> **PROBLEM**: In the lines below, output everything from the first line through the line containing "from matplotlib.patches import" exactly as it is. Pictures are not part of the output.

=====

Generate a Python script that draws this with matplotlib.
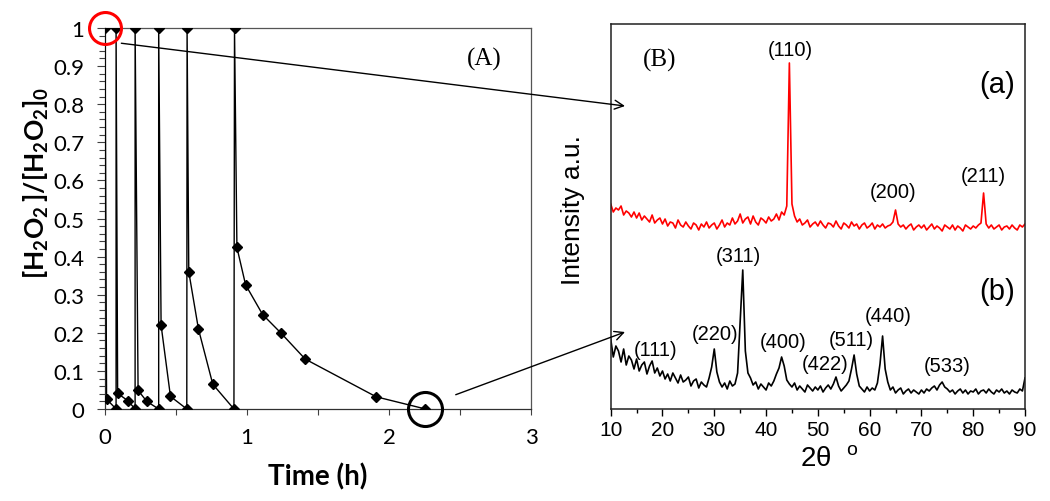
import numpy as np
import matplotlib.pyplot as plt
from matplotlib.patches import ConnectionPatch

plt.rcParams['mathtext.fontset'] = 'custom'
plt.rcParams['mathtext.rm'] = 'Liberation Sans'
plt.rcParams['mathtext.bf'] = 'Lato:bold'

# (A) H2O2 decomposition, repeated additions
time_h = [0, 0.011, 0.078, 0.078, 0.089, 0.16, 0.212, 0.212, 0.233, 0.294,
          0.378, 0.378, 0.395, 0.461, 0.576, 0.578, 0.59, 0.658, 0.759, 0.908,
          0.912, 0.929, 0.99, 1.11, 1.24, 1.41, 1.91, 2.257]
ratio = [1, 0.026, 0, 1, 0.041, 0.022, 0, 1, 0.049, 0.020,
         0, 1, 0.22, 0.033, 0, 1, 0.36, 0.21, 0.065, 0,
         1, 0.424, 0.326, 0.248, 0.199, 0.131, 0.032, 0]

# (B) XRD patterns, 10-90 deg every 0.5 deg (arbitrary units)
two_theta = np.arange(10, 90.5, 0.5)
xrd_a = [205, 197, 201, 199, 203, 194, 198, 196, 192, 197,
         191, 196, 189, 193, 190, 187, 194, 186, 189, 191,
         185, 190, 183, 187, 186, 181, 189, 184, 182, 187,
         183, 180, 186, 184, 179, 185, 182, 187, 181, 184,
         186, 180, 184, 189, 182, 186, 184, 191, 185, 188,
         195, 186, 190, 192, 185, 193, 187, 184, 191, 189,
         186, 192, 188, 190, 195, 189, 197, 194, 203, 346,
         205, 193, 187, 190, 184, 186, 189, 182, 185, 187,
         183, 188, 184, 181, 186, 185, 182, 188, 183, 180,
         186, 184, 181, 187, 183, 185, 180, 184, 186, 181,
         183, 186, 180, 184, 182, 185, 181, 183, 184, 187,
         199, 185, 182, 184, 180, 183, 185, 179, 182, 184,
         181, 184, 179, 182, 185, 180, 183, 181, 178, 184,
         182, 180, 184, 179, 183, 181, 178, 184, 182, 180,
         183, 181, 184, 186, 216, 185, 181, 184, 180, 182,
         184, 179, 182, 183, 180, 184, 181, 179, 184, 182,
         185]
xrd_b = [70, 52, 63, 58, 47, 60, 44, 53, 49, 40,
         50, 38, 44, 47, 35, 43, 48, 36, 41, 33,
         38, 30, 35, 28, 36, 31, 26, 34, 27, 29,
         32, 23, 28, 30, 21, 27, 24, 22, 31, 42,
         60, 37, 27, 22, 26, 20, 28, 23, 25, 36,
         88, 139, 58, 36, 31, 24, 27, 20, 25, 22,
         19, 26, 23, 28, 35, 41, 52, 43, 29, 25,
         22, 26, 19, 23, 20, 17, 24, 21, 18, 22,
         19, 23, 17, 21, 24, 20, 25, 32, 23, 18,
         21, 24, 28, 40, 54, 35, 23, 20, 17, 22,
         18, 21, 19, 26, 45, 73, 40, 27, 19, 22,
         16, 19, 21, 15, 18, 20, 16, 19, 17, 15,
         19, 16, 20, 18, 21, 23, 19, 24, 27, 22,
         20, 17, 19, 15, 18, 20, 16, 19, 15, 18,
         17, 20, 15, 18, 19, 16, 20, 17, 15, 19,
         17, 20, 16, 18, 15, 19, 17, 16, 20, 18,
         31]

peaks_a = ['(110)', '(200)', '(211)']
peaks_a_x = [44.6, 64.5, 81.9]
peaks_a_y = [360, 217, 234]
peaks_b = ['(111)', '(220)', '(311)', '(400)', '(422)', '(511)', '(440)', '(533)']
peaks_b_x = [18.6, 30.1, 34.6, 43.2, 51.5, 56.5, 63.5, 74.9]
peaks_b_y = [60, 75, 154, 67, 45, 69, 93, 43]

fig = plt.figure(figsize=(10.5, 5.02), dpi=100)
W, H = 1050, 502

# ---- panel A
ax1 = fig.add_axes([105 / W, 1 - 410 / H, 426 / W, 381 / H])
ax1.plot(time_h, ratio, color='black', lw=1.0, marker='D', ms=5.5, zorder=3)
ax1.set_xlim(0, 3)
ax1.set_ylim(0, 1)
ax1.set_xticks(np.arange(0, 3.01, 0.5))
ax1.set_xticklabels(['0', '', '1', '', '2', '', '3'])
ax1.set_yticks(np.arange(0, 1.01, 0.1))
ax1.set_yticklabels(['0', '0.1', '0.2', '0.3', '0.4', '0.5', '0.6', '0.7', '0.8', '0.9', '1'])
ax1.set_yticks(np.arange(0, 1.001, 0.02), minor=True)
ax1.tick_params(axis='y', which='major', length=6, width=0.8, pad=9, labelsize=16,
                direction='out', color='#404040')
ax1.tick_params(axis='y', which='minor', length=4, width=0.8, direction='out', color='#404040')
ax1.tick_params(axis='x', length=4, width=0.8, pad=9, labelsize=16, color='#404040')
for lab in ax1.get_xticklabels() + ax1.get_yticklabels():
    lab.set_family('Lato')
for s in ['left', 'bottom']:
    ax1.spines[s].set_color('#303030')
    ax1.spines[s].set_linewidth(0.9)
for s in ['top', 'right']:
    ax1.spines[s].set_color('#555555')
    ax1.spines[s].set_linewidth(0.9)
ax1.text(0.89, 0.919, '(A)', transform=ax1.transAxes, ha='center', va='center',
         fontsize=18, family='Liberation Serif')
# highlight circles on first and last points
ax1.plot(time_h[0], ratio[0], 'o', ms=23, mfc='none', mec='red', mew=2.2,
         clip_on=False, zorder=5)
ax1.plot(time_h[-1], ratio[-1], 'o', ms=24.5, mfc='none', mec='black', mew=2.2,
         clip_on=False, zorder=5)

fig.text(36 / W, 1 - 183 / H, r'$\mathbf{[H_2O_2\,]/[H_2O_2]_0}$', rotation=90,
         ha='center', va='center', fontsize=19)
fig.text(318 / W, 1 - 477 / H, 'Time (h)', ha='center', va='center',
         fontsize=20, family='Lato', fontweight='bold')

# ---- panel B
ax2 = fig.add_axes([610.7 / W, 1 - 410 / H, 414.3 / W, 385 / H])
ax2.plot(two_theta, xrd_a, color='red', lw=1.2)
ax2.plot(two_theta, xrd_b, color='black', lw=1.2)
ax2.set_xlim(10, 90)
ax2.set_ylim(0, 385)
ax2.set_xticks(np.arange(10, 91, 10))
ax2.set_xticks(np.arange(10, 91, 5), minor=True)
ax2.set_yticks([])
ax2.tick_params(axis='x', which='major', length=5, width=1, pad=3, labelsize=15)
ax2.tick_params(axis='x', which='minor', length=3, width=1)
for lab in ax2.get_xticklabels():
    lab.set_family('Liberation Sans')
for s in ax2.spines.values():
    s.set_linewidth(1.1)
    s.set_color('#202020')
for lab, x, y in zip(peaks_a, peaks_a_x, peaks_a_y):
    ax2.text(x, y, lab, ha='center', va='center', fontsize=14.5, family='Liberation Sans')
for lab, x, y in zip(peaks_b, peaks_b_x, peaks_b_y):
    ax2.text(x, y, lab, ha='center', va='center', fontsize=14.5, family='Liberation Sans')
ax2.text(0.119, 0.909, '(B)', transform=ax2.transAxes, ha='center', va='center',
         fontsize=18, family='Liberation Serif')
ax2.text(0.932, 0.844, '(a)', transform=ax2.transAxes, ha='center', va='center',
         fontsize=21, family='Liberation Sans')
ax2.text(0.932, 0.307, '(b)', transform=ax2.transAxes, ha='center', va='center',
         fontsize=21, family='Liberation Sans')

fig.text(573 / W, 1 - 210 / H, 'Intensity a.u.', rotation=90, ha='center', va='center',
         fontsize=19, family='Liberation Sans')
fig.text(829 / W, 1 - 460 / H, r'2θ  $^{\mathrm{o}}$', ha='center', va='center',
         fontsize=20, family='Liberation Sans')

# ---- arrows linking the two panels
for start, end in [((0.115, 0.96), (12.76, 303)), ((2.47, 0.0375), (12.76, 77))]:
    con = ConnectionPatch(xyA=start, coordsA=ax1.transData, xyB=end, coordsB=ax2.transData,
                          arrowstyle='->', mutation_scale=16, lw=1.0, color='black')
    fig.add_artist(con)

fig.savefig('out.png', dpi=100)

=====

> **RIGHT ANSWER**:
Generate a Python script that draws this with matplotlib.
import numpy as np
import matplotlib.pyplot as plt
from matplotlib.patches import ConnectionPatch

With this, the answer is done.